Many CIA officers involved in questioning war-on-terror detainees have signed up for a government-reimbursed insurance plan that would pay their legal expenses if they are sued or charged with criminal wrongdoing, The Washington Post reported yesterday.
Citing unnamed current and former intelligence officials, the newspaper said the trend reflects heightened anxiety at the Central Intelligence Agency that officers may be vulnerable to accusations they were involved in abuse, torture, human rights violations and other misconduct.
They worry that they will not have Justice Department representation in court or congressional inquiries, the report said.
The Post said the anxieties stem partly from public controversy about a system of secret CIA prisons.
What worriees the CIA and Bush is that they may be charged in international court for torture and Geneva convention violations between 9/11 and now.
Bush fears war crimes prosecution, impeachment
Bush called on Congress to define these “vague and undefined” terms in Common Article 3 because “our military and intelligence personnel” involved in capture and interrogation “could now be at risk of prosecution under the War Crimes Act.”
Congress enacted the War Crimes Act in 1996. That act defines violations of Geneva’s Common Article 3 as war crimes. Those convicted face life imprisonment or even the death penalty if the victim dies.
The president is undoubtedly familiar with the doctrine of command responsibility, where commanders, all the way up the chain of command to the commander in chief, can be held liable for war crimes their inferiors commit if the commander knew or should have known they might be committed and did nothing to stop or prevent them.
Bush defensively denied that the United States engages in torture and foreswore authorizing it. But it has been well documented that policies set at the highest levels of our government have resulted in the torture and cruel, inhuman and degrading treatment of U.S. prisoners in Iraq, Afghanistan and Guantanamo.
Indeed, Congress passed the Detainee Treatment Act in December, which codifies the prohibition in United States law against cruel, inhuman or degrading treatment or punishment of prisoners in U.S. custody. In his speech, Bush took credit for working with Sen. John McCain to pass the DTA.
In fact, Bush fought the McCain “anti-torture” amendment tooth and nail, at times threatening to veto the entire appropriations bill to which it was appended. At one point, Bush sent Dick Cheney to convince McCain to exempt the CIA from the prohibition on cruel treatment, but McCain refused.
Bush signed the bill, but attached a “signing statement” where he reserved the right to violate the DTA if, as commander in chief, he thought it necessary.
Throughout his speech, Bush carefully denied his administration had violated any laws during its “tough” interrogations of prisoners. Yet, the very same day, the Pentagon released a new interrogation manual that prohibits techniques including “waterboarding,” which amounts to torture.
Having got the information they needed Bush is closing the barn door after the horse has left. The CIA may no longer torture but it will still contract out such torture.....
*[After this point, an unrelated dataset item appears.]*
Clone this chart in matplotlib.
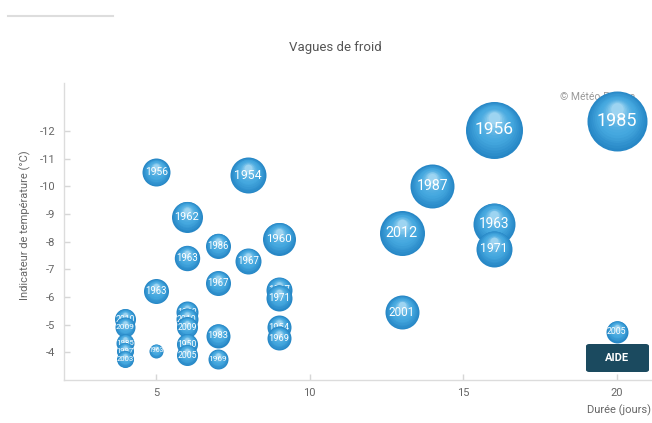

Secret Prisons: Implications of the Administration's Maneuver
The end of the CIA program, whether permanent or temporary, will not leave the United States with any blind spots in its war against al Qaeda. In fact, considering that only a few al Qaeda members were ever held by the CIA, most of the suspects interrogated in this war have been questioned by foreign proxies -- even since clandestine interrogation centers came into use. The flow of intelligence can be expected to continue -- and it perhaps could be argued that it might increase, as political attention in the United States concerning the treatment of prisoners turns elsewhere and foreign services continue their work without interference.
And we should not forget that it is not just the CIA that contracts out torture and prison operations....US: Pentagon Spends Billions to Outsource Torture
But did the torture really get America the information it needed or is this all misdirection to be able to maintain a program that in fact is of little real value?